Side note: the only time I had a frustrating experience as a freelancer, from a legal perspective, was when working for a UK company. The UK seems to have a crazy amount of rules and regulations around this. Fortunately I was able to get out of the project within a few months and I made a personal rule of "no UK clients from now on".
I work with a few freelancers: a friend of mine, a guy i met on a platform (and we decided it's not necessary to do follow up business through that platform) and freelancers on a platform.
If I get a cold email no matter how warm and personal they're trying to make it sound I'm assuming it's from someone who emails 1000s of companies and the email goes to spam, even if I need such service because spam shouldn't pay off.

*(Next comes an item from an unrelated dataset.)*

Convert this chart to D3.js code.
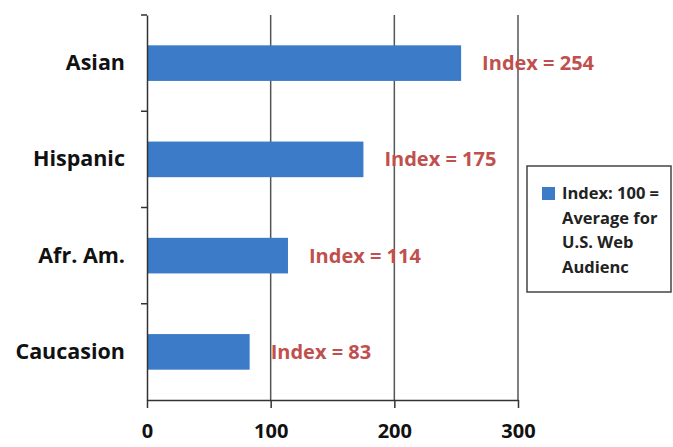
<!DOCTYPE html>
<html>
<head>
<meta charset="utf-8">
<script src="https://cdn.jsdelivr.net/npm/d3@7"></script>
<style>
  body { margin: 0; background: #fff; }
  text { font-family: "Open Sans", sans-serif; font-weight: bold; }
</style>
</head>
<body>
<script>
// chart data
var categories = ["Asian", "Hispanic", "Afr. Am.", "Caucasion"];
var indexValues = [254, 175, 114, 83];
var tickValues = [0, 100, 200, 300];
var legendLines = ["Index: 100 =", "Average for", "U.S. Web", "Audienc"];

var svgWidth = 673;
var svgHeight = 447;

var margin = { top: 15, right: 155, bottom: 47, left: 147 };
var width = svgWidth - margin.left - margin.right;
var height = svgHeight - margin.top - margin.bottom;

var barColor = "#3b7bc8";
var labelColor = "#c0504d";

var svg = d3.select("body")
  .append("svg")
  .attr("width", svgWidth)
  .attr("height", svgHeight);

var chart = svg.append("g")
  .attr("transform", "translate(" + margin.left + "," + margin.top + ")");

var x = d3.scaleLinear()
  .domain([0, 300])
  .range([0, 371]);

var y = d3.scaleBand()
  .domain(categories)
  .range([0, height])
  .padding(0);

var barH = y.bandwidth() * 0.37;

// gridlines
chart.append("g")
  .selectAll("line")
  .data(tickValues.slice(1))
  .enter()
  .append("line")
  .attr("x1", d => x(d))
  .attr("x2", d => x(d))
  .attr("y1", 0)
  .attr("y2", height)
  .attr("stroke", "#555")
  .attr("stroke-width", 1.5);

// bars
chart.append("g")
  .selectAll("rect")
  .data(indexValues)
  .enter()
  .append("rect")
  .attr("x", x(0))
  .attr("y", (d, i) => y(categories[i]) + (y.bandwidth() - barH) / 2)
  .attr("width", d => x(d) - x(0))
  .attr("height", barH)
  .attr("fill", barColor);

// x axis
var xAxis = chart.append("g")
  .attr("transform", "translate(0," + height + ")")
  .call(d3.axisBottom(x).tickValues(tickValues).tickSize(8).tickPadding(16).tickSizeOuter(0));
xAxis.select(".domain").attr("stroke", "#333").attr("stroke-width", 1.5);
xAxis.selectAll(".tick line").attr("stroke", "#333").attr("stroke-width", 1.5);
xAxis.selectAll(".tick text")
  .attr("font-size", "20px")
  .attr("fill", "#111")
  .attr("font-family", "'Open Sans', sans-serif")
  .attr("font-weight", "bold");

// y axis
var yAxis = chart.append("g")
  .call(d3.axisLeft(y).tickSize(0).tickPadding(22).tickSizeOuter(0));
yAxis.select(".domain").attr("stroke", "#333").attr("stroke-width", 1.5);
yAxis.selectAll(".tick text")
  .attr("font-size", "21.5px")
  .attr("fill", "#111")
  .attr("font-family", "'Open Sans', sans-serif")
  .attr("font-weight", "bold");

// category separator ticks
chart.append("g")
  .selectAll("line")
  .data(categories)
  .enter()
  .append("line")
  .attr("x1", -6)
  .attr("x2", 0)
  .attr("y1", d => y(d))
  .attr("y2", d => y(d))
  .attr("stroke", "#333")
  .attr("stroke-width", 1.5);

// value labels
chart.append("g")
  .selectAll("text")
  .data(indexValues)
  .enter()
  .append("text")
  .attr("x", d => x(d) + 21)
  .attr("y", (d, i) => y(categories[i]) + y.bandwidth() / 2)
  .attr("dy", "0.35em")
  .attr("font-size", "20px")
  .attr("fill", labelColor)
  .text(d => "Index = " + d);

// legend
var legend = svg.append("g")
  .attr("transform", "translate(527,166)");

legend.append("rect")
  .attr("width", 144)
  .attr("height", 126)
  .attr("fill", "#fff")
  .attr("stroke", "#444")
  .attr("stroke-width", 1.5);

legend.append("rect")
  .attr("x", 15)
  .attr("y", 21)
  .attr("width", 13)
  .attr("height", 13)
  .attr("fill", barColor);

legend.selectAll(".legend-line")
  .data(legendLines)
  .enter()
  .append("text")
  .attr("class", "legend-line")
  .attr("x", 35)
  .attr("y", (d, i) => 33 + i * 24.5)
  .attr("font-size", "16.5px")
  .attr("fill", "#222")
  .text(d => d);
</script>
</body>
</html>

I'm a game dev who's been freelancing for years. All the work I've done has been through friends and acquaintances and people I've met at industry events n stuff.
But why the heck would I even consider doing that? The whole point of freelancing (at least IMO) is being _free_ from the middlemen.
So(at least in Ireland, where I'm based) this is an issue with the taxation authority. I'm currently fake contracting (company has no EU based entity), but the reason that they generally want a legal entity is to ensure that all your tax gets paid, as otherwise the company can be held liable for the unpaid tax.
I currently work with fenero.ie, and pay them 130 per month (which comes off pre-tax income) to use an umbrella company which deals with accounts, registration and taxation for me.
I _think_ that you could set up a company yourself, but if you're just getting started I'd recommend using a middleman for now.
I think the body-shop approach through a middleman is where most people start, but figuring out how and when to move on from that is trickier.
But as other said, only hiring companies instead of individuals protects you from potential lawsuits around social fraud.
My experience is that when a company is big enough to have a legal department, they invent a bunch of terrible scenarios and then create policies to protect the company from the things they imagined. Yes, there can be real problems hiring contractors directly (but I think it's fairly rare), and it's a lot easier to have one or two agencies that you pay instead of dozens (up to thousands like the company I'm working for now) of separate contractors.
Billing the big corps (when it's possible to contract corp-to-corp) has been a pretty awful experience too. Adobe wanted to see my company's client list, tax returns, and marketing materials AFTER the work had been done, for an invoice under $20k. I said no, and it took over 2 months to get them to pay. That was a while back though, so maybe things have changed.